Aside from my thoughts on discrimination in general, which I'm willing to concede isn't a strong argument here, I think describing affirmative action as necessary is naive. Ensuring that disadvantaged groups grow up with quality schooling, healthcare, and whatnot should be the top priority. Creating/improving colleges (because Ivy Leagues aren't the end all be all, even if the social networking is better), reducing tuitions, perhaps providing money on the basis of poverty (which is, I daresay, objective more correct than the basis of race) in the communities and for college are secondary measures. Affirmative action is comparatively simple, convenient, and utterly propagandized policy. If money is the bottleneck, I daresay it's more due to the lack of political will to distribute money cough massive wealth disparity cough.


If only we could track down the author of this take and ask what they think about it.


How would the current thoughts of someone commenting about the same topic a few years ago be particularly relevant to our conversation today?

As far as I see, the argumentation isn't particularly novel or unusual either. It's a pragmatist take, discounting methodological concerns in favour of expected outcomes.

I think that take probably summarizes a quarter of the current debate.


The take is relevant because it's being quoted in answer to its own author.


Oooh, I see. Thanks for highlighting that!

I guess this is an example of how little personal brand visibility HN provides next to the comments itself.


I do wonder to what extent Bangladeshis were impacted by these policies.

A decade sure does change a person, especially when their kids start to demand college money in lieu of merit scholarships.

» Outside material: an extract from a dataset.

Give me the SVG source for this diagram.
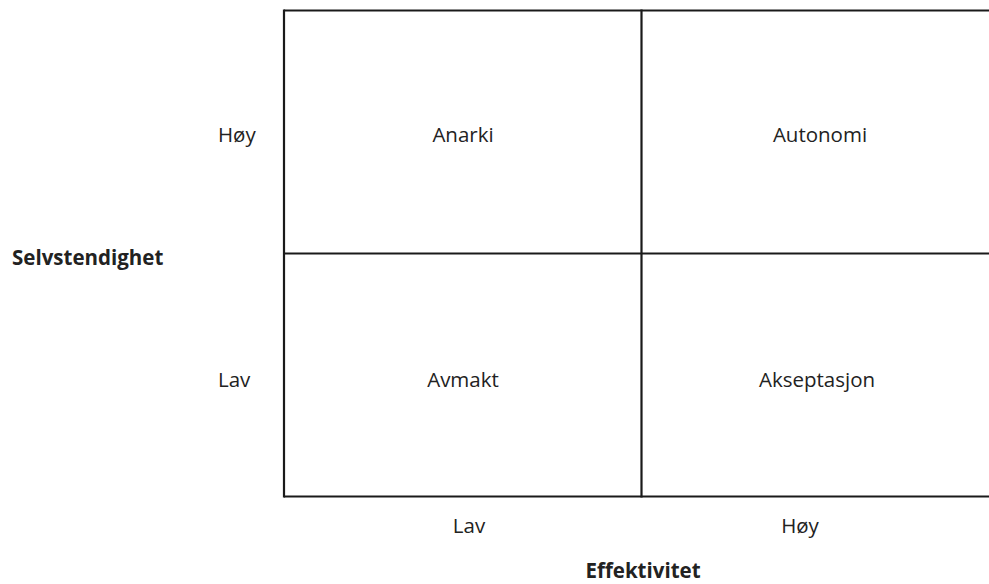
<svg xmlns="http://www.w3.org/2000/svg" width="989" height="584" viewBox="0 0 989 584">
<style>
.ln{stroke:#1a1a1a;stroke-width:2.2;fill:none}
.t{font-family:"Open Sans","Liberation Sans",sans-serif;font-size:20.5px;fill:#222}
.b{font-weight:bold;font-size:20.5px}
.m{text-anchor:middle}
</style>
<rect width="989" height="584" fill="#fff"/>
<g id="grid">
<line class="ln" x1="284" y1="10.5" x2="995" y2="10.5"/>
<line class="ln" x1="284" y1="253.5" x2="995" y2="253.5"/>
<line class="ln" x1="284" y1="496.5" x2="995" y2="496.5"/>
<line class="ln" x1="284" y1="9.5" x2="284" y2="497.5"/>
<line class="ln" x1="641.5" y1="9.5" x2="641.5" y2="497.5"/>
</g>
<g id="q-anarki"><text class="t m" x="463" y="142">Anarki</text></g>
<g id="q-autonomi"><text class="t m" x="820" y="142">Autonomi</text></g>
<g id="q-avmakt"><text class="t m" x="463" y="387">Avmakt</text></g>
<g id="q-akseptasjon"><text class="t m" x="817" y="387">Akseptasjon</text></g>
<g id="labels">
<text class="t" x="218" y="142">Høy</text>
<text class="t" x="218" y="387">Lav</text>
<text class="t m" x="469" y="533">Lav</text>
<text class="t m" x="800" y="533">Høy</text>
<text class="t b" x="12" y="265">Selvstendighet</text>
<text class="t b m" x="643" y="578">Effektivitet</text>
</g>
</svg>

Remember, graduates of these institutions go on to run everything else, and take these ideas with them. Including bizarre conventions such as the people of color hierarchy, where Kenyans and Ghanaians are higher on the totem poll than equally poor Bangladeshis or Indians. All of us “people of color” have to live within this paradigm.

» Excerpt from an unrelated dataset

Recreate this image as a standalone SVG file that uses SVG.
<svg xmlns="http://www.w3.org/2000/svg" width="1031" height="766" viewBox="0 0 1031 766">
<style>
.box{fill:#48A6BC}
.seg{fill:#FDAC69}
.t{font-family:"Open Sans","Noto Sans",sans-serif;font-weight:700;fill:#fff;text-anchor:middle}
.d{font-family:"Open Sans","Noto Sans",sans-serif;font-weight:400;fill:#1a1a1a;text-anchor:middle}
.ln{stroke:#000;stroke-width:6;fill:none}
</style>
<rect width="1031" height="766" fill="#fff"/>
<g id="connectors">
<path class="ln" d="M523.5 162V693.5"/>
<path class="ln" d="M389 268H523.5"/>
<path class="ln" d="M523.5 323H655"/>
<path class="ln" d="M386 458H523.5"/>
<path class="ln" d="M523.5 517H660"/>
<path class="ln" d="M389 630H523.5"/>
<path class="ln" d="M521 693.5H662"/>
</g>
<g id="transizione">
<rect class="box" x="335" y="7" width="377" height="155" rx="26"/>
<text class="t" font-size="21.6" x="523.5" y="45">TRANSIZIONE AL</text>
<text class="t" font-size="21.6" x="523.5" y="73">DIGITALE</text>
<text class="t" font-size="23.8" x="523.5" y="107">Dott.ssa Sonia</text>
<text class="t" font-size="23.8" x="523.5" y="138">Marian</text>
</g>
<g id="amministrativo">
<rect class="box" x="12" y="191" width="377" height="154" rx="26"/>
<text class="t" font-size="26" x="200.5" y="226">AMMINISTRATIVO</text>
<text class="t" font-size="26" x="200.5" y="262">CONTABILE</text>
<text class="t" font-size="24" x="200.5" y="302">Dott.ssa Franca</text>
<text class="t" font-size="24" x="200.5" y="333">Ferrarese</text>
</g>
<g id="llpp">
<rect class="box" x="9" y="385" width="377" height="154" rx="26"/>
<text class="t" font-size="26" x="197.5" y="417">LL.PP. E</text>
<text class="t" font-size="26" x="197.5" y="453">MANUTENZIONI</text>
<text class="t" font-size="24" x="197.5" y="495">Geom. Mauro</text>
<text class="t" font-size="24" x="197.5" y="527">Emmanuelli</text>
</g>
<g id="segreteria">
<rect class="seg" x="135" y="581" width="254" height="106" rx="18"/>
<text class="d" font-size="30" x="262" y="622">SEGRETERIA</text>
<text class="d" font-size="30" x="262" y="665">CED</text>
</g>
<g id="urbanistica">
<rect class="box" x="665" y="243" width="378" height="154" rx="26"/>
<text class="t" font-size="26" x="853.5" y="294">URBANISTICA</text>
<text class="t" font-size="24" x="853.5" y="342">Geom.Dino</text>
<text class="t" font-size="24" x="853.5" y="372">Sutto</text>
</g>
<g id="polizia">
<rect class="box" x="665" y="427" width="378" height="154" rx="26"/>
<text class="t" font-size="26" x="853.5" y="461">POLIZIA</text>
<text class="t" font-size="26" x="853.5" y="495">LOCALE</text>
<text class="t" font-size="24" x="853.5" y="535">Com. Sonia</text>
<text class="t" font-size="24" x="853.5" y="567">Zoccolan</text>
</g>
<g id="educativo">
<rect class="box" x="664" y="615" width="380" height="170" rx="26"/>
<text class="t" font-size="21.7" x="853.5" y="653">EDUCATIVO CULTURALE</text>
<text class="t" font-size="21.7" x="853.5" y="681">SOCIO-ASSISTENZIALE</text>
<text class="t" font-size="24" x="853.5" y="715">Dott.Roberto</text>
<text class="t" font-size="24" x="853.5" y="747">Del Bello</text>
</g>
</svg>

What pushed me over the edge was facing these policies from the receiving end. I now routinely have to explain my “diversity” to white decision makers in a business context. And my kids—I’ve had three since I wrote that post—are being encouraged to identify as “people of color.” So they can spend the rest of their lives writing diversity essays and trying to persuade white people to pick them.

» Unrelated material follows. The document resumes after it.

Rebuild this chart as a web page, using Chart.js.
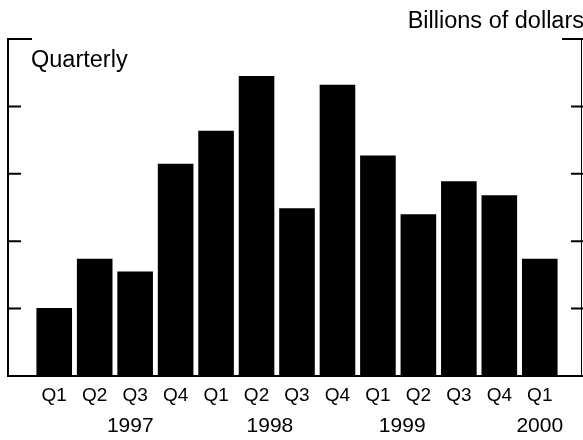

College racial preferences aren’t the only problem here, but I’m convinced that—given how influential higher education is in American society—they’re the root of the problem.


> It has to do with correcting specific and massive historical wrongs in which our government was complicit, not lifting up disadvantaged people generally.

And I tuned out. I’m not paying for the sins of our fathers.


You’re definitely happily collecting the proceeds of those sins, though, I’m sure.


Most Americans came here after slavery ended, so no they’re not. If you can trace the “proceeds” of slavery anywhere, it’s not the pocket of some Polish guy whose parents got here in 1920, or some German American from the Midwest or some Appalachian. It’s to places like Harvard and the banks, insurance companies, etc., that Harvard graduates end up working at.


The Chicago suburb that I live in right now was debating a quota system to prevent Black families from moving here within my own lifetime, and was until the late 1990s spending tax dollars to subsidize apartments being held vacant for white families. The harm these programs attempt to correct wasn't in the distant past.


But what benefit are you deriving from that?


I can answer this, but first I want to understand better why it matters. It's deliberate, de jure harm inflicted on Black families regardless of the purported and actual benefits to white homeowners.


Because the original statement was that white people are gaining advantage because of the sins of our fathers. Most of us remember our lives and know this is not true, unless you think growing up poor with parents that couldn’t even afford school for their kids is an advantage.


We can say that for just about everyone though.


being a veteran who swore they’re life, lol no. not a chance.


> Two wrongs don’t make a right.

This is nonsense, in any moral framework worth its salt.

Consider a simple situation:

1. Lying is wrong.

2. Someone's running from a mob that wants to kill them. They went right.

3. The mob stops, and asks you if the person in question went right.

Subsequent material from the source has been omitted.